How the hell are you supposed to type on it if you can't see it (or feel it)? Do you just "press" a "key" and see what character it types, and think "Oh, well, if the A key is there then the * should be about there?
Sod that, invent me an invisible mouse instead.
Don't see why not. I'm reminded of the Invisible Pink Unicorn (blessed be Her Hooves), which reflects the union of faith and reason. We know through faith that She's pink, but can demonstrate through reason that She's invisible (i.e., we can't see Her.)
I'm sure suitably faithful Apple users would be confident that the keyboard was shiny, even if they couldn't see it.
I've Tippexed the letters QWERTYUIOP on my fingernails, starting with Q on my left hand little finger, but I've no room for the rest.
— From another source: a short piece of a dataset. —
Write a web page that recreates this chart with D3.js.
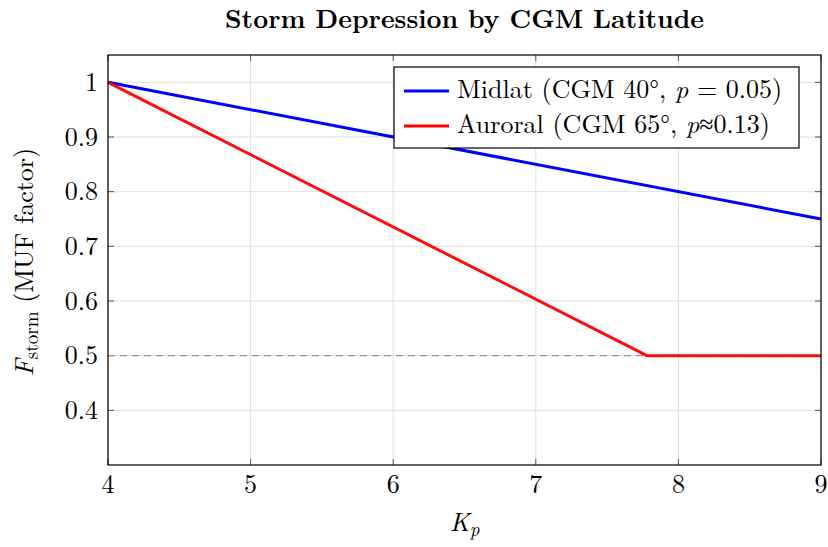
<!DOCTYPE html>
<html>
<head>
<meta charset="utf-8">
<script src="https://cdn.jsdelivr.net/npm/d3@7"></script>
<style>
  body { margin: 0; background: #fff; }
  text { font-family: "Latin Modern Roman", "Liberation Serif", serif; fill: #000; }
  .tick-label { font-size: 26px; }
  .legend-text { font-size: 26px; }
  .axis-label { font-size: 26px; }
  .chart-title { font-size: 26px; font-weight: bold; }
</style>
</head>
<body>
<svg id="chart" width="828" height="547"></svg>
<script>
const kp = [4, 5, 6, 7, 8, 9];
const yTicks = [0.4, 0.5, 0.6, 0.7, 0.8, 0.9, 1];

const midlat = [
  { kp: 4, f: 1.0 },
  { kp: 9, f: 0.75 }
];
const auroral = [
  { kp: 4, f: 1.0 },
  { kp: 7.78, f: 0.5 },
  { kp: 9, f: 0.5 }
];
const floorValue = 0.5;

const svg = d3.select("#chart");
const margin = { top: 55, right: 7, bottom: 82, left: 108 };
const width = +svg.attr("width") - margin.left - margin.right;
const height = +svg.attr("height") - margin.top - margin.bottom;

const g = svg.append("g")
  .attr("transform", `translate(${margin.left},${margin.top})`);

const x = d3.scaleLinear().domain([4, 9]).range([0, width]);
const y = d3.scaleLinear().domain([0.3, 1.05]).range([height, 0]);

// grid
g.selectAll(".vgrid").data(kp).enter().append("line")
  .attr("x1", d => x(d)).attr("x2", d => x(d))
  .attr("y1", 0).attr("y2", height)
  .attr("stroke", "#e0e0e0").attr("stroke-width", 1);
g.selectAll(".hgrid").data(yTicks).enter().append("line")
  .attr("x1", 0).attr("x2", width)
  .attr("y1", d => y(d)).attr("y2", d => y(d))
  .attr("stroke", "#e0e0e0").attr("stroke-width", 1);

// inner ticks on all four sides
const tl = 6;
kp.forEach(d => {
  g.append("line").attr("x1", x(d)).attr("x2", x(d)).attr("y1", height).attr("y2", height - tl)
    .attr("stroke", "#555");
  g.append("line").attr("x1", x(d)).attr("x2", x(d)).attr("y1", 0).attr("y2", tl)
    .attr("stroke", "#555");
});
yTicks.forEach(d => {
  g.append("line").attr("x1", 0).attr("x2", tl).attr("y1", y(d)).attr("y2", y(d))
    .attr("stroke", "#555");
  g.append("line").attr("x1", width).attr("x2", width - tl).attr("y1", y(d)).attr("y2", y(d))
    .attr("stroke", "#555");
});

// tick labels
g.selectAll(".xl").data(kp).enter().append("text")
  .attr("class", "tick-label")
  .attr("x", d => x(d)).attr("y", height + 28)
  .attr("text-anchor", "middle")
  .text(d => d);
g.selectAll(".yl").data(yTicks).enter().append("text")
  .attr("class", "tick-label")
  .attr("x", -10).attr("y", d => y(d) + 8.5)
  .attr("text-anchor", "end")
  .text(d => d);

// floor dashed line
g.append("line")
  .attr("x1", 0).attr("x2", width)
  .attr("y1", y(floorValue)).attr("y2", y(floorValue))
  .attr("stroke", "#999").attr("stroke-width", 1.2)
  .attr("stroke-dasharray", "7,5");

const line = d3.line().x(d => x(d.kp)).y(d => y(d.f));

g.append("path").datum(midlat)
  .attr("d", line).attr("fill", "none")
  .attr("stroke", "#0000ff").attr("stroke-width", 3);
g.append("path").datum(auroral)
  .attr("d", line).attr("fill", "none")
  .attr("stroke", "#ff0000").attr("stroke-width", 3)
  .attr("stroke-opacity", 0.95);

// frame
g.append("rect")
  .attr("width", width).attr("height", height)
  .attr("fill", "none").attr("stroke", "#000").attr("stroke-width", 1.2);

// legend
const legend = svg.append("g").attr("transform", "translate(394,67)");
legend.append("rect")
  .attr("width", 405).attr("height", 81)
  .attr("fill", "#fff").attr("stroke", "#000").attr("stroke-width", 1.2);
const entries = [
  { color: "#0000ff", name: "Midlat (CGM 40°, ", p: "p", rest: " = 0.05)" },
  { color: "#ff0000", name: "Auroral (CGM 65°, ", p: "p", rest: "≈0.13)" }
];
entries.forEach((e, i) => {
  const cy = 24 + i * 35;
  legend.append("line")
    .attr("x1", 10).attr("x2", 55).attr("y1", cy).attr("y2", cy)
    .attr("stroke", e.color).attr("stroke-width", 3);
  const t = legend.append("text").attr("class", "legend-text")
    .attr("x", 63).attr("y", cy + 7);
  t.append("tspan").text(e.name);
  t.append("tspan").attr("font-style", "italic").text(e.p);
  t.append("tspan").text(e.rest);
});

// title and axis labels
svg.append("text")
  .attr("class", "chart-title")
  .attr("x", margin.left + width / 2).attr("y", 28)
  .attr("text-anchor", "middle")
  .text("Storm Depression by CGM Latitude");

svg.append("text")
  .attr("class", "axis-label")
  .attr("x", margin.left + width / 2).attr("y", 531)
  .attr("text-anchor", "middle")
  .call(t => {
    t.append("tspan").attr("font-style", "italic").text("K");
    t.append("tspan").attr("font-style", "italic").attr("font-size", "19px").attr("dy", 5).text("p");
  });

svg.append("text")
  .attr("class", "axis-label")
  .attr("transform", `translate(33,262) rotate(-90)`)
  .attr("text-anchor", "middle")
  .call(t => {
    t.append("tspan").attr("font-style", "italic").text("F");
    t.append("tspan").attr("font-size", "19px").attr("dy", 5).text("storm");
    t.append("tspan").attr("dy", -5).text(" (MUF factor)");
  });
</script>
</body>
</html>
And Y to P look pretty ropy as I can't write very well with my left hand.
Plus I'm out of Tippex remover so I'm going to look like a Lexiconic-Punk on the way home.
I never used to have this much trouble when I wrote with a fountain pen. Hey, a pen with accelerometers and gyroscopes. Now we're getting somewhere.
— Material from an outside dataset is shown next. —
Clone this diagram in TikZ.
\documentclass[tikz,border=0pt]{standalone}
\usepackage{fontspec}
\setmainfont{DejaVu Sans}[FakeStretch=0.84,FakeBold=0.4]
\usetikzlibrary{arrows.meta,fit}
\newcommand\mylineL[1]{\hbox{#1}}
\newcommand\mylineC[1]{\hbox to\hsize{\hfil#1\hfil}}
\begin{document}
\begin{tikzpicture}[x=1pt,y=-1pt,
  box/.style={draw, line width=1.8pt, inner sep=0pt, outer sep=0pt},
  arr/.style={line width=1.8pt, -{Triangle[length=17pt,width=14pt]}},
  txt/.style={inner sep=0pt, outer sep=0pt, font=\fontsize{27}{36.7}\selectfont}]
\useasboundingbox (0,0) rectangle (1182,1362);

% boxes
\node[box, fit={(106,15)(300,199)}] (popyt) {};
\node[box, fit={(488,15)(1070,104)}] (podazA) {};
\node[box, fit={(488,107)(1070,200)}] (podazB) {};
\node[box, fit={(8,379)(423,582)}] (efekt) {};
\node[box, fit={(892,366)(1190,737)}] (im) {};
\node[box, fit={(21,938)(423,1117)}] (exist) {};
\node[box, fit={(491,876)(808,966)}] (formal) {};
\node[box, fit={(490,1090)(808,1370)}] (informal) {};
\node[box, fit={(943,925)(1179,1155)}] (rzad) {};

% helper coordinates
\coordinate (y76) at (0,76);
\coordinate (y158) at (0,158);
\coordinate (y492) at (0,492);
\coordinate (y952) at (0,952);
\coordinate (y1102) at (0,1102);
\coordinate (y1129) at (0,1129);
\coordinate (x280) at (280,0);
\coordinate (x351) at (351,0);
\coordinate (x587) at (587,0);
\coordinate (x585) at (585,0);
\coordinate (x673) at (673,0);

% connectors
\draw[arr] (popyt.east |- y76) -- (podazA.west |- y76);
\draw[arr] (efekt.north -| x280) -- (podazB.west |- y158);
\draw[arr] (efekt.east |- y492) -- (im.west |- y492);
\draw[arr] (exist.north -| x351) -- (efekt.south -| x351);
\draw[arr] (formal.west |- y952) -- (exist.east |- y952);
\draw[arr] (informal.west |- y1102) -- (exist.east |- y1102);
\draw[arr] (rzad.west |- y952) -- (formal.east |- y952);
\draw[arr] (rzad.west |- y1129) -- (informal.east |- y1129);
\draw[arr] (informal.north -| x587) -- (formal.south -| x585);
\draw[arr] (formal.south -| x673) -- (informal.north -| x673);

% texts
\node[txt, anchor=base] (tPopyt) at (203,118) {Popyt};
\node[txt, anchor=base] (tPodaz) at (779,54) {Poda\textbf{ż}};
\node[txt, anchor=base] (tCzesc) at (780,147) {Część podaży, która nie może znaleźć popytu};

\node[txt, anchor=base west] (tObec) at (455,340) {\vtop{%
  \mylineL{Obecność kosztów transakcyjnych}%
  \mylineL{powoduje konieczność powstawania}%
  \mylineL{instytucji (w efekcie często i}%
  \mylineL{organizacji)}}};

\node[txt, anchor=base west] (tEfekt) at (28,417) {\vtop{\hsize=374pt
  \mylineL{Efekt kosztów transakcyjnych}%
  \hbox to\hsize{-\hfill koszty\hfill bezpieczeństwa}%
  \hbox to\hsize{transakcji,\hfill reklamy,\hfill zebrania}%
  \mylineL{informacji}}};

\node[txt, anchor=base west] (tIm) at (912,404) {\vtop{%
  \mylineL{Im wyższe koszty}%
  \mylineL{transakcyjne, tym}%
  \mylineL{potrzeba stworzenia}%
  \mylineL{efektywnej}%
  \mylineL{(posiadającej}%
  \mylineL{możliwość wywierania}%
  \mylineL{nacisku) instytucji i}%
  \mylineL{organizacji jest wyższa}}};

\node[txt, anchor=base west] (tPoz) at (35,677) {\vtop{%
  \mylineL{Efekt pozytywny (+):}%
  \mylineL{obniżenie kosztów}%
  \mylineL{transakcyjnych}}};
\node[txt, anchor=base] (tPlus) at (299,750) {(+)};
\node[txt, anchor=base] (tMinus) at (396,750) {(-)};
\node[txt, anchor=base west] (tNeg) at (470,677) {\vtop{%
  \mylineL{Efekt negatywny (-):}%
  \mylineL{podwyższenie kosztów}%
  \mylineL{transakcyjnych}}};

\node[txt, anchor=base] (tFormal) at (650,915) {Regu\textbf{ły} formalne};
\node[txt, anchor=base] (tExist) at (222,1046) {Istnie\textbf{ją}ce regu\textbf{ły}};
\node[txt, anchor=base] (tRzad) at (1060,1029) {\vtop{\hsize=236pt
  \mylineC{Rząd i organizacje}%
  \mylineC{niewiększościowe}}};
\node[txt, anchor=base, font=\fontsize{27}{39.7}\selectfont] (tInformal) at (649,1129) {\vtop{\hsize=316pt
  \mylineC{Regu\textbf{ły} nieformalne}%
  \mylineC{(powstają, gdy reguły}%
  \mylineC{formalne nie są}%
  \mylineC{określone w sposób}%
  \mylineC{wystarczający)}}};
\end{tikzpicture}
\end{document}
All the kids who were raised with iPads and smartphones from the age of 2 and think a full travel IBM PC keyboard is an anachronism that belongs in a museum along with landlines and cassette tapes.
I've always though there was a potential market for this if it could be made to work really reliably. I think Samsung is nuts if they think people would use it without the laser projected keyboard, but the combination of that and the 3D scanners used for facial recognition should work fine in a pinch even for those of us who prefer proper keyboards. If I had some reason to enter a longer than normal email on my iPhone, I wouldn't mind setting it down on a flat surface and typing away on it for a couple minutes. I could do better like that than I could with the on screen keyboard since it is so small and uses only two thumbs.
The main audience for this are 13 and under right now, so there is still time to get it right!
While I could use such a virtual keybaord, the new generation actually types faster on the default on screen keybaord, because that's the one they learned to use. My wife, who is 55 years old but has been using a smartphone since the first iphone was invented, and rarely uses a computer, is far better (and feels a lot more comfortable) at typing on the smartphone than on the computer. Also, she prefers using internet on her ipad than on the computer. So, smartphone/tablet users of the future will surely find it useless. They will be fine with the on screen keyboard.
Something like this had already been done in 1928 (admittedly not using camera technology). A few weeks ago I stopped to listen to a street busker playing one of those (and bought the CD). It was fascinating to watch.
It's a heck of a lot of work, but just make the whole computer virtual. Put your Magic Leap on (hopefully you get a future version with better field of view), look at the table, ta da... fully working laptop or desktop computer.
And you get the same inability to touch type as with this invisible keyboard.